- Given instruction: Transcribe the stretch of entries below from the line with "Generate a web" through the line with "const C2004 = '#92d050', C2009", exactly and with both ends included; leave out all other lines.

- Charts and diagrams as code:
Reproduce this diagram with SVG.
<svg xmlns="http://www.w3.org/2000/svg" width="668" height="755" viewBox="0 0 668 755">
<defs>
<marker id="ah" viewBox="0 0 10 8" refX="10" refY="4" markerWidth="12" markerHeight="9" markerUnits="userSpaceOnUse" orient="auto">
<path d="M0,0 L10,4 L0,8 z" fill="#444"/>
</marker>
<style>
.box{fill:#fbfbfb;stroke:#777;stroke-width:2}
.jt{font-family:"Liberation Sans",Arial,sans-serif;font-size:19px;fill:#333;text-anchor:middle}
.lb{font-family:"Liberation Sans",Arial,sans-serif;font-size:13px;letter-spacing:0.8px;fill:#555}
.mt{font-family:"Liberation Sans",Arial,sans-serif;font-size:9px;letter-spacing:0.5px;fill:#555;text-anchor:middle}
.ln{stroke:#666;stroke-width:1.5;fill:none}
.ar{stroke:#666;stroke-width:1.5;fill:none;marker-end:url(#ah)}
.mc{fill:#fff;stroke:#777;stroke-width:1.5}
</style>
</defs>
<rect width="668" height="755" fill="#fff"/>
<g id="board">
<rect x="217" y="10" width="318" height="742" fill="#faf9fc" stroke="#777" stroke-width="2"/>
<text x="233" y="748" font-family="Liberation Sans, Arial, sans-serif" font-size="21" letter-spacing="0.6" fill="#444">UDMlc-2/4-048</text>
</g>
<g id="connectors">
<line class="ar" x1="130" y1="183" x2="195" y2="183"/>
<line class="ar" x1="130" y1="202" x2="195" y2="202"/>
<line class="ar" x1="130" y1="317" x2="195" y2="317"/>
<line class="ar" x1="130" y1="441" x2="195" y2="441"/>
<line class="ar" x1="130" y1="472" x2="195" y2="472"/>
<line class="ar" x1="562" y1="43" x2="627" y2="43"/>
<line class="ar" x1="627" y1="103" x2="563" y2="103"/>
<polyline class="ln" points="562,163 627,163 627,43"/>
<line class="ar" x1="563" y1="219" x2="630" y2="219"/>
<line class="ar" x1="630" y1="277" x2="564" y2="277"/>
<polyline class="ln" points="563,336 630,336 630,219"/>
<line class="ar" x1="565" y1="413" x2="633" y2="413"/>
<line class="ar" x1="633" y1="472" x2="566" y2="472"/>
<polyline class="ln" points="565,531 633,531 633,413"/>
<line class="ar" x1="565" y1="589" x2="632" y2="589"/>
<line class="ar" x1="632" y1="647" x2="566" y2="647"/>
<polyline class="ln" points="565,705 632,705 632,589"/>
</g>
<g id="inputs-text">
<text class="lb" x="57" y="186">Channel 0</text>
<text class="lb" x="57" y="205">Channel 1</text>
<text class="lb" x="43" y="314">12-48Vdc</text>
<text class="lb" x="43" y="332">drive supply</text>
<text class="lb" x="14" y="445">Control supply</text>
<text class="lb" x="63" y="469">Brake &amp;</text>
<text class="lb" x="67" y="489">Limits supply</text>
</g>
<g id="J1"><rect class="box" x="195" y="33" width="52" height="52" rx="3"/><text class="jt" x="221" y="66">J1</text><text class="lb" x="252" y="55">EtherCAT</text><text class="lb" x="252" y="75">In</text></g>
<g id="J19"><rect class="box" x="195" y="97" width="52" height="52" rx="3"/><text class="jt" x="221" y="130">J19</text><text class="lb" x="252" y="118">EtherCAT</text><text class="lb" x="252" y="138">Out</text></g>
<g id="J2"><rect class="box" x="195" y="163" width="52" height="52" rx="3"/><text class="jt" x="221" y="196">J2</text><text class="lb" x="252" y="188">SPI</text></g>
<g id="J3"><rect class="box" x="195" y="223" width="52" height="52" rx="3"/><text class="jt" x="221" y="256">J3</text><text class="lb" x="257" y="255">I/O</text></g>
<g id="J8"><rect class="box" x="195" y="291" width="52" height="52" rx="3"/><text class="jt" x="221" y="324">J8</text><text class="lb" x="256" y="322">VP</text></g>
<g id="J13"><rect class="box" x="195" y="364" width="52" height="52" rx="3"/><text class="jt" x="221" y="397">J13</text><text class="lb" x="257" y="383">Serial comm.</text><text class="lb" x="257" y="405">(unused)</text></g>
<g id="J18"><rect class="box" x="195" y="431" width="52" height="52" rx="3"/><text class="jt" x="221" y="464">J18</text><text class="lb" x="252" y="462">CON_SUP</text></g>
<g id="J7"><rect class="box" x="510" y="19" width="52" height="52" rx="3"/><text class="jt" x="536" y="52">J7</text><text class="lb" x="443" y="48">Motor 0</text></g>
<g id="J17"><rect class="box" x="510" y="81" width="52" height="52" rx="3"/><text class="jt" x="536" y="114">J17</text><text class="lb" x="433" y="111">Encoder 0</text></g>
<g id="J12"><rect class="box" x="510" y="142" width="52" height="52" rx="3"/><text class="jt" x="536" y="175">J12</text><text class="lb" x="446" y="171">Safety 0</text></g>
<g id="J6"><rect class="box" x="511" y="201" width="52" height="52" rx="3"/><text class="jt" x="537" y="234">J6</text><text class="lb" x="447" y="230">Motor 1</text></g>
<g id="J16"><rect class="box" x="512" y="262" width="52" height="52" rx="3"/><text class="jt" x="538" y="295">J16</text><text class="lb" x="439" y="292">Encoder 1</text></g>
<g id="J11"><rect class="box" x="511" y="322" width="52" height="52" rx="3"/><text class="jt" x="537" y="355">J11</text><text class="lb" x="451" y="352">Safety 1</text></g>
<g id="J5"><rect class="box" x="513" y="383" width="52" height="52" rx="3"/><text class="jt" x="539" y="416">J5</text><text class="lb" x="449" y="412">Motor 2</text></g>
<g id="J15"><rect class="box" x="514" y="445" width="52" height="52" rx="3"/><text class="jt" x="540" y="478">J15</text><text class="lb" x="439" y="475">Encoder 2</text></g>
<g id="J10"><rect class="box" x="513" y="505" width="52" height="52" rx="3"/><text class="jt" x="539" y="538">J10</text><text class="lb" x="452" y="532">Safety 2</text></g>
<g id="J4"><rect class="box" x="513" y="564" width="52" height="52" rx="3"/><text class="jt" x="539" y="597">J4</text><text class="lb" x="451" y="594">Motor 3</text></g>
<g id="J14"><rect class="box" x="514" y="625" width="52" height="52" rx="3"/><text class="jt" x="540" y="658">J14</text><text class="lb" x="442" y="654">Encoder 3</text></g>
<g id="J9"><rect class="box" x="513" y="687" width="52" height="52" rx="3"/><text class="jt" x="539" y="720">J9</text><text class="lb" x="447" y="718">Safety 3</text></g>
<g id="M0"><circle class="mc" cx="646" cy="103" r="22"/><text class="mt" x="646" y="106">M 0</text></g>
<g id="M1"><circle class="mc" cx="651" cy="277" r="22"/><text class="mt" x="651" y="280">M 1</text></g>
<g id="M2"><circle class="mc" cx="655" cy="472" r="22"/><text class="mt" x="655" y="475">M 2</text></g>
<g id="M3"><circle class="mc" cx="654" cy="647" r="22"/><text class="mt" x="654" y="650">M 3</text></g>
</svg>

...

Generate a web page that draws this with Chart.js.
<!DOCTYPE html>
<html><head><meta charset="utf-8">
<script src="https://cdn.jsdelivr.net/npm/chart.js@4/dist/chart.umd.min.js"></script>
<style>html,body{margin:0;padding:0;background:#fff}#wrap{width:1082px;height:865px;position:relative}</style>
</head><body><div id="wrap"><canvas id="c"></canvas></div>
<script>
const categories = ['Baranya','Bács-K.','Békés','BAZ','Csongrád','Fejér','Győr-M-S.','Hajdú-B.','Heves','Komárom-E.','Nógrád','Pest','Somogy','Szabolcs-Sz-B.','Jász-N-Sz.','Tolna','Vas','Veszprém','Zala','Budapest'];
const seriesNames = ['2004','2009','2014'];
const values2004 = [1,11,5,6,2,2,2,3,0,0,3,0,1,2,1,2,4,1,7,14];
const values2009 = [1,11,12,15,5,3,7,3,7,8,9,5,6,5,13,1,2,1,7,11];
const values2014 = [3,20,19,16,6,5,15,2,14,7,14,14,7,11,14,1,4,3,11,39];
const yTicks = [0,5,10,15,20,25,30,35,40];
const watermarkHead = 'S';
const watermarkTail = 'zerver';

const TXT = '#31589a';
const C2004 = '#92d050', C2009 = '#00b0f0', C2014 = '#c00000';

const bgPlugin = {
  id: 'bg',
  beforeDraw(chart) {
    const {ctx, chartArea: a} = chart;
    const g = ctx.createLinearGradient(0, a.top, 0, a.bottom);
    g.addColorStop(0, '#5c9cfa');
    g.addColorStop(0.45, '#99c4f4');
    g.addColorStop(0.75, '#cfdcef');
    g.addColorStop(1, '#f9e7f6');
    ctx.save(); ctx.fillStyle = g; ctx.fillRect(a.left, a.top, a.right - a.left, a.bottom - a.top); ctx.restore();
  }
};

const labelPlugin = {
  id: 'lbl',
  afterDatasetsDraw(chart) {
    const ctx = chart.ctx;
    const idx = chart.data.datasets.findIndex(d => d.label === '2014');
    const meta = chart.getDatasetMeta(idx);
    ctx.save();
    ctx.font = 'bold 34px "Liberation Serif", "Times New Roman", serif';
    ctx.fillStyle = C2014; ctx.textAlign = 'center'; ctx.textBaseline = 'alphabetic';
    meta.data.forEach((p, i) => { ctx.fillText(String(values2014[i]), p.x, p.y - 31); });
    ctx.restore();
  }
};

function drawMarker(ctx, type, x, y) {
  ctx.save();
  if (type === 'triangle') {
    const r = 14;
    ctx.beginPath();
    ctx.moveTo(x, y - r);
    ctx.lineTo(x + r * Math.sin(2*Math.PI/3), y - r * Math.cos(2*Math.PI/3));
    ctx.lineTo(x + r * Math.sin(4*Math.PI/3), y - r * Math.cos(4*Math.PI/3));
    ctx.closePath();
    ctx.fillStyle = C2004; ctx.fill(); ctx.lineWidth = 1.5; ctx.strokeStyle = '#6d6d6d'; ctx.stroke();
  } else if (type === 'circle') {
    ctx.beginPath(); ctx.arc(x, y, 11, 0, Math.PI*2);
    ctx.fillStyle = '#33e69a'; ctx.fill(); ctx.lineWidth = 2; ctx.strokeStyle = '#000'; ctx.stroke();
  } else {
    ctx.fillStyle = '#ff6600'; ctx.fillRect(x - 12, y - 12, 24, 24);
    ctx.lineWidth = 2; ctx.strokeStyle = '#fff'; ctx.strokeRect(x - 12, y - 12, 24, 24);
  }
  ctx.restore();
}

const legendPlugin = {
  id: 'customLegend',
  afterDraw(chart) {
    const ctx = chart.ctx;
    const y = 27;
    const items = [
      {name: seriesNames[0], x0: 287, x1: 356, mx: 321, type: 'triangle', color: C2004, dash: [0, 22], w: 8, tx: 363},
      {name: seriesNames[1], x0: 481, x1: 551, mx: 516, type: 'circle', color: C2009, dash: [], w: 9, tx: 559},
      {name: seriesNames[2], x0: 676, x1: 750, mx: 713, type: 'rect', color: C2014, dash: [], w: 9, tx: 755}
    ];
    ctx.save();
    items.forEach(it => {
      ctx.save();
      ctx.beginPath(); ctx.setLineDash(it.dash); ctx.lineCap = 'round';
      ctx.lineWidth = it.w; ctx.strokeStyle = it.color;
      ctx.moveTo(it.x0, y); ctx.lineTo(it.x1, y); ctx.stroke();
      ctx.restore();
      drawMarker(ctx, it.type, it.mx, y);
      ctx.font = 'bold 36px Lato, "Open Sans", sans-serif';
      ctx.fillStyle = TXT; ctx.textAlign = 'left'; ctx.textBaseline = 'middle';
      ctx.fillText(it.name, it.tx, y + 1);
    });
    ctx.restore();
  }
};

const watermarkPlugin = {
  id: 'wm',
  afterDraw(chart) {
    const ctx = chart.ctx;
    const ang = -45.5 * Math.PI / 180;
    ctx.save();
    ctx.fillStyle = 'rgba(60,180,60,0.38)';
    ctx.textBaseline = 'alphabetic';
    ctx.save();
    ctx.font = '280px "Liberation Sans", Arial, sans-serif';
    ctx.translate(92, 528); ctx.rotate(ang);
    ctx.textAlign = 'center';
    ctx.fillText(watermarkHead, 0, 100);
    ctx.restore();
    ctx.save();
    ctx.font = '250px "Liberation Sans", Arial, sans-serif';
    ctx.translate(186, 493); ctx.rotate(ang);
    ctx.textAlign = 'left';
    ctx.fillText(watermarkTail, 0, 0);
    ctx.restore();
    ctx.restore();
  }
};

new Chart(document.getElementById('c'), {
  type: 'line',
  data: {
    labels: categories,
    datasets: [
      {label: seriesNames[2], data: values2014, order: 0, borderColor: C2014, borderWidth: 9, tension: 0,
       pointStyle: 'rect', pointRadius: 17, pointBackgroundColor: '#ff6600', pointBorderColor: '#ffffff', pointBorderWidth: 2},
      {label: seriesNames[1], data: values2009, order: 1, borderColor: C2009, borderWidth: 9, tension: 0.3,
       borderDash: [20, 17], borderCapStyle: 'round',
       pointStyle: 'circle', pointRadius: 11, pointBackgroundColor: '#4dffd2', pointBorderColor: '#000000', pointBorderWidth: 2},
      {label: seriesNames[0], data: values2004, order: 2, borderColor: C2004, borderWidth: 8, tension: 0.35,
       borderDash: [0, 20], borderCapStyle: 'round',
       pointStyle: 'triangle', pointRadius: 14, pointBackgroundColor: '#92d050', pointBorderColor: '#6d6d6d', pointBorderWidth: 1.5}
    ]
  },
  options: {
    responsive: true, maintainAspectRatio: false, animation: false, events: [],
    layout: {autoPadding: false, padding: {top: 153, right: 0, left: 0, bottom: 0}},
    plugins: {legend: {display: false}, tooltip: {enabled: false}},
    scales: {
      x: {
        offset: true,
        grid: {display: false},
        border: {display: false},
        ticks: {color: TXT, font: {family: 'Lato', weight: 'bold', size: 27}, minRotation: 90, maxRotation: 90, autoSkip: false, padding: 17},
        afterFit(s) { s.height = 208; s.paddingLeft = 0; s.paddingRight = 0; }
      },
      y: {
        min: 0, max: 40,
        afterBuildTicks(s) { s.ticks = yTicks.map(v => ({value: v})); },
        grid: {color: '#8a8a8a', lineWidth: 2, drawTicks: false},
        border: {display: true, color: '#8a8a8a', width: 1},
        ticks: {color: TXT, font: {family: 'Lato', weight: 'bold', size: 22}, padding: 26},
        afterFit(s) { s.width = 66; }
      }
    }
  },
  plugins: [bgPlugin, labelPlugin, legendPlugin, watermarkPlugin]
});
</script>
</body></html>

==

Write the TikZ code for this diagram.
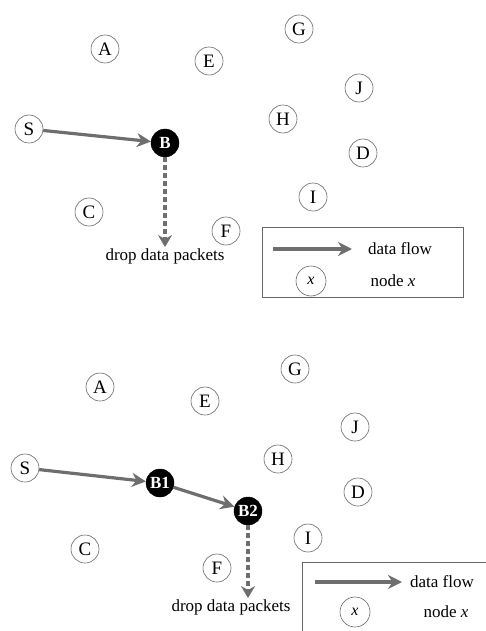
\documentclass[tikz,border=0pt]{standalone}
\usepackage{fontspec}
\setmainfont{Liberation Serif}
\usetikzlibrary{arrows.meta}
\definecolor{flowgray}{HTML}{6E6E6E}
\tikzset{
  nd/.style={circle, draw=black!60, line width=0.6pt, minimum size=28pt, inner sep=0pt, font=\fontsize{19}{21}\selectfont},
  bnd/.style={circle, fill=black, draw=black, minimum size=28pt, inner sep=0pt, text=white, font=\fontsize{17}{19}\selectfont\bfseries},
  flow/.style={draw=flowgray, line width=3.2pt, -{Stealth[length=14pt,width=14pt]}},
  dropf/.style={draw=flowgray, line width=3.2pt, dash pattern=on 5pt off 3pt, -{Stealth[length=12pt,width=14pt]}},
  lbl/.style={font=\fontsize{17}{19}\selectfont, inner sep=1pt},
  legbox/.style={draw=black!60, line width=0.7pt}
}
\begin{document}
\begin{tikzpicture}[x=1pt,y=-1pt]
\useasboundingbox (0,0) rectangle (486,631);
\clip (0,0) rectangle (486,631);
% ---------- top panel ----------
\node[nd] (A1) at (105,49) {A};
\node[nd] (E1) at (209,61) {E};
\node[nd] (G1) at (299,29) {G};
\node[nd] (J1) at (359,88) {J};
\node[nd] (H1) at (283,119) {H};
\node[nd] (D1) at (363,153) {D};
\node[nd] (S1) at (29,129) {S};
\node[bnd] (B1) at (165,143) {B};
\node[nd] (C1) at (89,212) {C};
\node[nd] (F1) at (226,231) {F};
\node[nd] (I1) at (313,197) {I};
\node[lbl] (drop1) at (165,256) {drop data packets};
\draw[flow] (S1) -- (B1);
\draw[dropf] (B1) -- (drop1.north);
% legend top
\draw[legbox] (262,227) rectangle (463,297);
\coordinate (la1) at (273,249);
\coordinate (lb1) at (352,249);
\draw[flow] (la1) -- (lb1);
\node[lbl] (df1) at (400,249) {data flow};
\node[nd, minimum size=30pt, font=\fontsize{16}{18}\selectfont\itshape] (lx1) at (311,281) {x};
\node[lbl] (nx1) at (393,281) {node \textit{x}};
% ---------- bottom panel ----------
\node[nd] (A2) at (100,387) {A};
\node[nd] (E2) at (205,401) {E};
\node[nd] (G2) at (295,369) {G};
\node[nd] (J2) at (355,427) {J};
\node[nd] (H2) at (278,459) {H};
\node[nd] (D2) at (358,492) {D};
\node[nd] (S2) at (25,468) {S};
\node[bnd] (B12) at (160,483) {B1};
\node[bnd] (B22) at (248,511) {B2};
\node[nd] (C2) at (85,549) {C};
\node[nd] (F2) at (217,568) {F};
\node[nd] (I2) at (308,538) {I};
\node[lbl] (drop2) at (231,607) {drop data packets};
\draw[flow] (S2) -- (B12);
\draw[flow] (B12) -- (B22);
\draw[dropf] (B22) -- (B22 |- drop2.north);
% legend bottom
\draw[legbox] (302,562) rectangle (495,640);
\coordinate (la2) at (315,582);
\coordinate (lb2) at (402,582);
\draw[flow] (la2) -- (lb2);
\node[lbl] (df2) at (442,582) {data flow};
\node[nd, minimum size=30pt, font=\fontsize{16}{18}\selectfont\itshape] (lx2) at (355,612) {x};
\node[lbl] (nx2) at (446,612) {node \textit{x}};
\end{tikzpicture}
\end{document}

- Exercise answer:
Generate a web page that draws this with Chart.js.
<!DOCTYPE html>
<html><head><meta charset="utf-8">
<script src="https://cdn.jsdelivr.net/npm/chart.js@4/dist/chart.umd.min.js"></script>
<style>html,body{margin:0;padding:0;background:#fff}#wrap{width:1082px;height:865px;position:relative}</style>
</head><body><div id="wrap"><canvas id="c"></canvas></div>
<script>
const categories = ['Baranya','Bács-K.','Békés','BAZ','Csongrád','Fejér','Győr-M-S.','Hajdú-B.','Heves','Komárom-E.','Nógrád','Pest','Somogy','Szabolcs-Sz-B.','Jász-N-Sz.','Tolna','Vas','Veszprém','Zala','Budapest'];
const seriesNames = ['2004','2009','2014'];
const values2004 = [1,11,5,6,2,2,2,3,0,0,3,0,1,2,1,2,4,1,7,14];
const values2009 = [1,11,12,15,5,3,7,3,7,8,9,5,6,5,13,1,2,1,7,11];
const values2014 = [3,20,19,16,6,5,15,2,14,7,14,14,7,11,14,1,4,3,11,39];
const yTicks = [0,5,10,15,20,25,30,35,40];
const watermarkHead = 'S';
const watermarkTail = 'zerver';

const TXT = '#31589a';
const C2004 = '#92d050', C2009 = '#00b0f0', C2014 = '#c00000';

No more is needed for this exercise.